Think of the coast of Norfolk in the cold wet days of an English September, when the North Sea thunders along the shore as though Poseidon shook his head in wrath! If you have stood upon the timber pier at Lowestoft, its wooden sides green with sea-wrack, and watched the deep-sea fishermen lurching out in heavy grey rollers to wrest their living from an angry sea, you will find it hard to reconcile their perilous existence with the gracious beauty of Ancona's fishing-fleet. There life is full of the grandeur and bitterness of toil, salt with the kiss of the sea and the tears of the women weeping for those who never come back; here there is song and sunshine; here you could set sail for dreamland in these painted ships upon the mirroring Adriatic.

We were never weary of watching the boat-life from our windows. In the still dawn the arms of the harbour were like gold bars encircling a sapphire, and in the distance we could see the little towns along the sea-board shining rosily from their misty hills. Sometimes the bay was sown with boats, like azure embroidery with butterflies, and sometimes below the windows the cargo of a felucca with gold and bronze sails was being unloaded on the wharf. The sailors were clad in white and blue, or stripped to the waist, with scarlet sashes girding up their short white drawers. How Brangwyn could have caught that vivid colour against the pearly dawn! Then the sun rose and the fleet began to drift slowly out to sea, trailing their bright reflections in the water.
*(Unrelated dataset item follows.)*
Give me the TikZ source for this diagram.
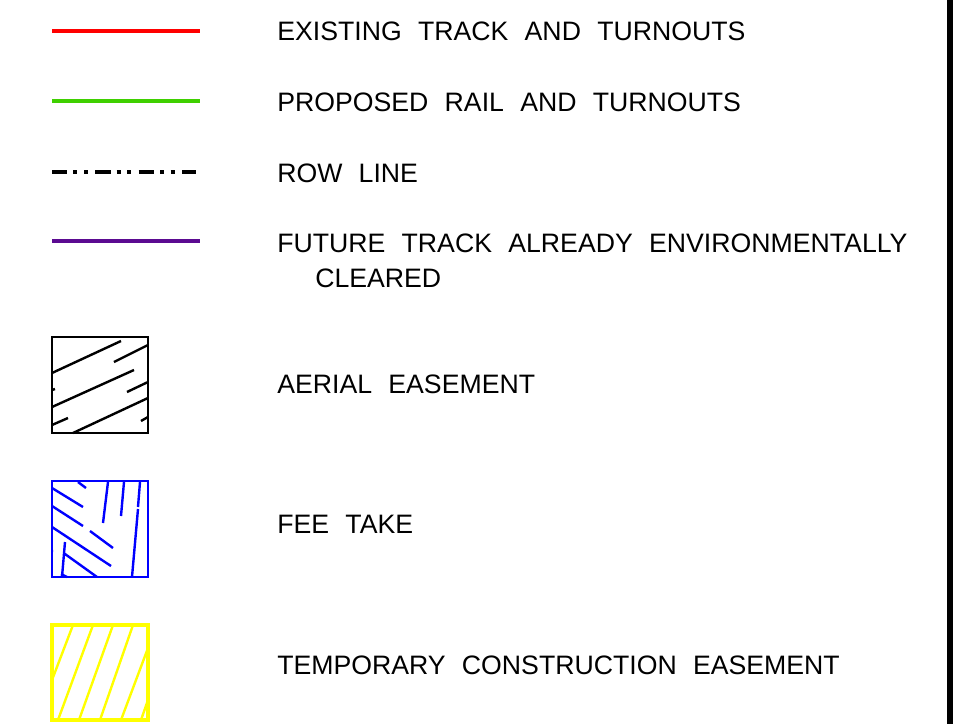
\documentclass[tikz,border=0pt]{standalone}
\usepackage{fontspec}
\setmainfont{Liberation Sans}[WordSpace=2.2]
\usetikzlibrary{positioning}
\definecolor{ink}{HTML}{000000}
\definecolor{exred}{HTML}{FF0000}
\definecolor{prgreen}{HTML}{3FD000}
\definecolor{fupurple}{HTML}{5B0A91}
\definecolor{feeblue}{HTML}{0000FF}
\definecolor{tceyellow}{HTML}{FFFF00}
\tikzset{
  sample/.style={line width=2.6pt},
  rowline/.style={line width=2.4pt,ink,dash pattern=on 11.5pt off 4.5pt on 3pt off 5pt on 3pt off 5.5pt},
  swatch/.style={line width=1.5pt},
  hatch/.style={line width=1.8pt},
  lab/.style={anchor=base west,inner sep=0pt,font=\fontsize{20pt}{24pt}\selectfont,text=ink}
}
\begin{document}
\begin{tikzpicture}[x=0.75pt,y=-0.75pt]
\useasboundingbox (0,0) rectangle (960,724);
% ===================== line samples =====================
\draw[sample,exred] (52,31) -- (200,31);
\node[lab] (lexist) at (277,41) {EXISTING TRACK AND TURNOUTS};
\draw[sample,prgreen] (52,101) -- (200,101);
\node[lab] (lprop) at (277,111) {PROPOSED RAIL AND TURNOUTS};
\draw[rowline] (52,172) -- (196,172);
\node[lab] (lrow) at (277,182) {ROW LINE};
\draw[sample,fupurple] (52,241) -- (200,241);
\node[lab] (lfut) at (277,252) {FUTURE TRACK ALREADY ENVIRONMENTALLY};
\node[lab] (lclr) at (315,287) {CLEARED};
% ===================== area swatches =====================
% aerial easement
\draw[swatch,ink,line width=1.3pt] (52,337) rectangle (148,433);
\draw[hatch,ink] (52,373) -- (121,341) (114,362) -- (148,345) (52,390) -- (55,389)
  (52,407) -- (134,370) (127,392) -- (148,382) (52,425) -- (68,418)
  (73,433) -- (148,398) (141,421) -- (148,417);
\node[lab] (laer) at (277,393) {AERIAL EASEMENT};
% fee take
\draw[swatch,feeblue,line width=2.2pt] (52,481) rectangle (148,577);
\draw[hatch,feeblue] (78,482) -- (86,488) (52,488) -- (83,507) (52,506) -- (83,526)
  (52,527) -- (111,566) (90,531) -- (113,548) (65,554) -- (97,577) (61,574) -- (67,577)
  (52,551) -- (53,551)
  (108,482) -- (103,523) (124,482) -- (121,516) (140,482) -- (138,507)
  (138,509) -- (132,577) (65,542) -- (62,577);
\node[lab] (lfee) at (277,533) {FEE TAKE};
% temporary construction easement
\draw[swatch,tceyellow,line width=2.4pt] (52,625) rectangle (148,720);
\draw[hatch,tceyellow] (52,680) -- (73,625) (58,720) -- (93,625) (79,720) -- (113,625)
  (100,720) -- (133,625) (121,720) -- (148,648) (141,720) -- (148,700);
\node[lab] (ltce) at (277,674) {TEMPORARY CONSTRUCTION EASEMENT};
% ===================== sheet border =====================
\fill[ink] (947,0) rectangle (953,724);
\end{tikzpicture}
\end{document}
But I loved them best when they came in at night, furling their yellow wings or drooping their tired pinions to the west, laden with who knows what treasures from the caves of sea-gods! Some were blended into a soft harmony of colour, copper and red and gold; others had strange devices painted on them, griffins and black dragons, elephants and mermen; some were like tiger moths, black and emblazoned. And there was one crimson sail with a white horse, a gallant beast like the fiery steeds of an ancient frieze, who sank to his knees when the fishers reached the quay, and then vanished in its rich red folds.